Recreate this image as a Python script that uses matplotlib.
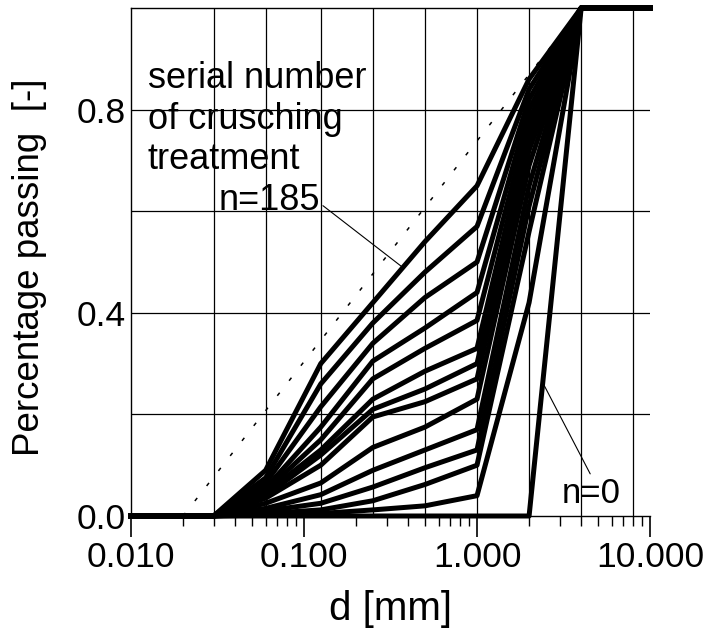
import numpy as np
import matplotlib
matplotlib.use("Agg")
import matplotlib.pyplot as plt
from matplotlib import font_manager
from matplotlib.ticker import LogLocator, NullFormatter

# sieve sizes [mm]
sieve_d = [0.01, 0.03, 0.06, 0.125, 0.25, 0.5, 1.0, 2.0, 4.0, 10.0]

# percentage passing for each crushing stage (top = n=185, last = n=0)
passing = [
    [0, 0, 0.090, 0.300, 0.420, 0.540, 0.650, 0.860, 1, 1],
    [0, 0, 0.075, 0.260, 0.380, 0.480, 0.570, 0.840, 1, 1],
    [0, 0, 0.065, 0.215, 0.340, 0.430, 0.500, 0.820, 1, 1],
    [0, 0, 0.055, 0.175, 0.305, 0.370, 0.440, 0.800, 1, 1],
    [0, 0, 0.050, 0.150, 0.270, 0.330, 0.385, 0.780, 1, 1],
    [0, 0, 0.045, 0.130, 0.230, 0.285, 0.330, 0.760, 1, 1],
    [0, 0, 0.040, 0.120, 0.210, 0.250, 0.300, 0.740, 1, 1],
    [0, 0, 0.035, 0.100, 0.195, 0.225, 0.270, 0.720, 1, 1],
    [0, 0, 0.025, 0.065, 0.135, 0.175, 0.230, 0.690, 1, 1],
    [0, 0, 0.015, 0.042, 0.090, 0.130, 0.170, 0.650, 1, 1],
    [0, 0, 0.010, 0.025, 0.057, 0.095, 0.130, 0.610, 1, 1],
    [0, 0, 0.005, 0.012, 0.030, 0.062, 0.100, 0.560, 1, 1],
    [0, 0, 0.002, 0.005, 0.012, 0.020, 0.040, 0.420, 1, 1],
    [0, 0, 0.000, 0.000, 0.000, 0.000, 0.000, 0.000, 1, 1],
]

# dotted reference line
ref_d = [0.02, 4.0]
ref_p = [0.0, 1.0]

grid_d = [0.03, 0.06, 0.125, 0.25, 0.5, 1, 2, 4, 8]
grid_p = [0.2, 0.4, 0.6, 0.8]

xticks = [0.01, 0.1, 1, 10]
xticklabels = ["0.010", "0.100", "1.000", "10.000"]
yticks = [0.0, 0.4, 0.8]
yticklabels = ["0.0", "0.4", "0.8"]

installed = {f.name for f in font_manager.fontManager.ttflist}
if "Liberation Sans Narrow" in installed:
    AX_FONT, AX_SIZE = "Liberation Sans Narrow", 31
else:
    AX_FONT, AX_SIZE = "Liberation Sans", 25.5
TXT_FONT = "Liberation Sans"

fig = plt.figure(figsize=(7.06, 6.34), dpi=100)
ax = fig.add_axes([131 / 706, 1 - 516 / 634, 519 / 706, 508 / 634])

for g in grid_d:
    ax.axvline(g, color="black", lw=0.9, zorder=1)
for g in grid_p:
    ax.axhline(g, color="black", lw=0.9, zorder=1)

ax.plot(ref_d, ref_p, color="black", lw=1.1, dashes=(2.5, 10), zorder=2)

for row in passing:
    ax.plot(sieve_d, row, color="black", lw=3.6, clip_on=False, zorder=3)

ax.set_xscale("log")
ax.set_xlim(0.01, 10)
ax.set_ylim(0, 1)

ax.set_xticks(xticks)
ax.set_xticklabels(xticklabels, family=AX_FONT, fontsize=AX_SIZE)
ax.xaxis.set_minor_locator(LogLocator(base=10, subs=np.arange(2, 10)))
ax.xaxis.set_minor_formatter(NullFormatter())
ax.tick_params(axis="x", which="major", length=15, width=1.2, direction="out", pad=3)
ax.tick_params(axis="x", which="minor", length=7, width=1.0, direction="out")

ax.set_yticks(yticks)
ax.set_yticklabels(yticklabels, family=AX_FONT, fontsize=AX_SIZE)
ax.tick_params(axis="y", length=0, pad=4)

ax.spines["right"].set_visible(False)
for s in ["left", "bottom", "top"]:
    ax.spines[s].set_linewidth(1.0)

ax.set_xlabel("d [mm]", family=AX_FONT, fontsize=29)
ax.xaxis.set_label_coords(0.5, -0.145)
ax.set_ylabel("Percentage passing  [-]", family=AX_FONT, fontsize=26.5)
ax.yaxis.set_label_coords(-0.162, 0.49)

ax.text(0.0125, 0.895, "serial number\nof crusching\ntreatment",
        family=TXT_FONT, fontsize=26, va="top", ha="left", linespacing=1.2, zorder=4)
ax.annotate("n=185", xy=(0.37, 0.49), xytext=(0.124, 0.622),
            family=TXT_FONT, fontsize=26, ha="right", va="center",
            arrowprops=dict(arrowstyle="-", lw=0.8, color="black",
                            relpos=(1.0, 0.4), shrinkA=0, shrinkB=0))
ax.annotate("n=0", xy=(2.42, 0.26), xytext=(4.6, 0.045),
            family=TXT_FONT, fontsize=25, ha="center", va="center",
            arrowprops=dict(arrowstyle="-", lw=0.8, color="black",
                            relpos=(0.5, 1.0), shrinkA=0, shrinkB=0))

fig.savefig("out.png", dpi=100)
____________
What is being asked ->
Pictures are excluded: retype only the lines from the beginning of the listing above through the line with "2.0, 4.0, 10.0]", both included.

Correct answer ->
Recreate this image as a Python script that uses matplotlib.
import numpy as np
import matplotlib
matplotlib.use("Agg")
import matplotlib.pyplot as plt
from matplotlib import font_manager
from matplotlib.ticker import LogLocator, NullFormatter

# sieve sizes [mm]
sieve_d = [0.01, 0.03, 0.06, 0.125, 0.25, 0.5, 1.0, 2.0, 4.0, 10.0]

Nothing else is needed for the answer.